There is no doubt that the introduction of new technologies will have an impact on everyday practices in any industry. When asking the question of how susceptible human jobs are to computerisation, Frey and Osborne (2017) were surprised to find that even in a craft-based industry like construction that labour substitution is potentially high as jobs are automated away. In a recent essay, though, Fleming (2019) asked about the realities of automating jobs as he questioned the distribution of these (potential) impacts:

And for those whose jobs are not automated away in Industry 4.0, what are we left with? In a dystopian account of the machine taking over, Lindebaum et al. (2020, p. 248) argued that in the data-driven world of today, algorithms are “supercarriers of formal rationality.” This means that the calculative and calculable overwrite the sensibilities of human judgement in seeking efficiencies of standardisation.
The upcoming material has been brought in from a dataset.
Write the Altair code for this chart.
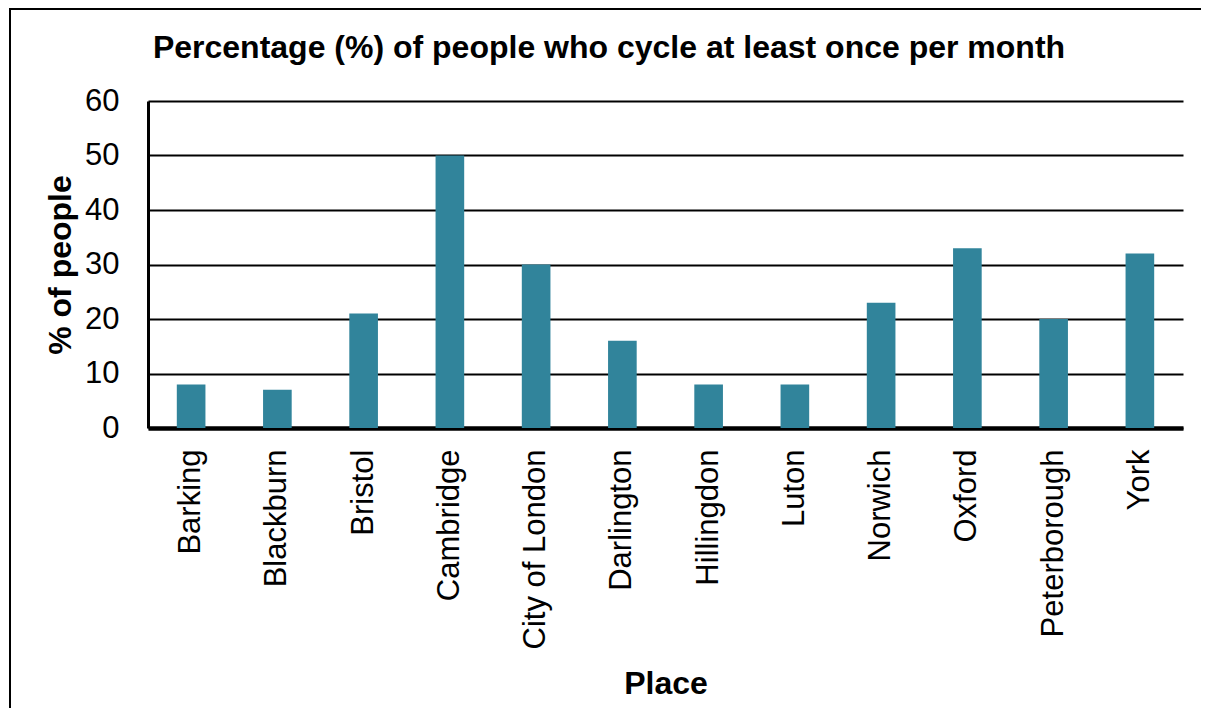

In the quest for greater convenience, our ability to exercise our human judgement yields to the ever-standardising control of the machine. In Qian and Papadonikolaki's (2021) study of how blockchain technologies can change the ways of building trust in construction supply chains, for instance, they found relational trust becomes less important as what matters more to their participants is cognition-based and system-based trust. The system may trump our human fragilities and foibles, but what these scenarios paint of the power of the machine runs counter to the founding principles of Industry 4.0 that Kagermann et al. (2013) had conceived. We are left thus with the question: is automating away the sensibilities of human judgement and of relational trust the desirable future that we imagine in an Industry 4.0 enabled AEC industry? One thing is for certain, at least for now, and that is we will still need both human and machine power to evidence the impacts of Industry 4.0 on the AEC industry.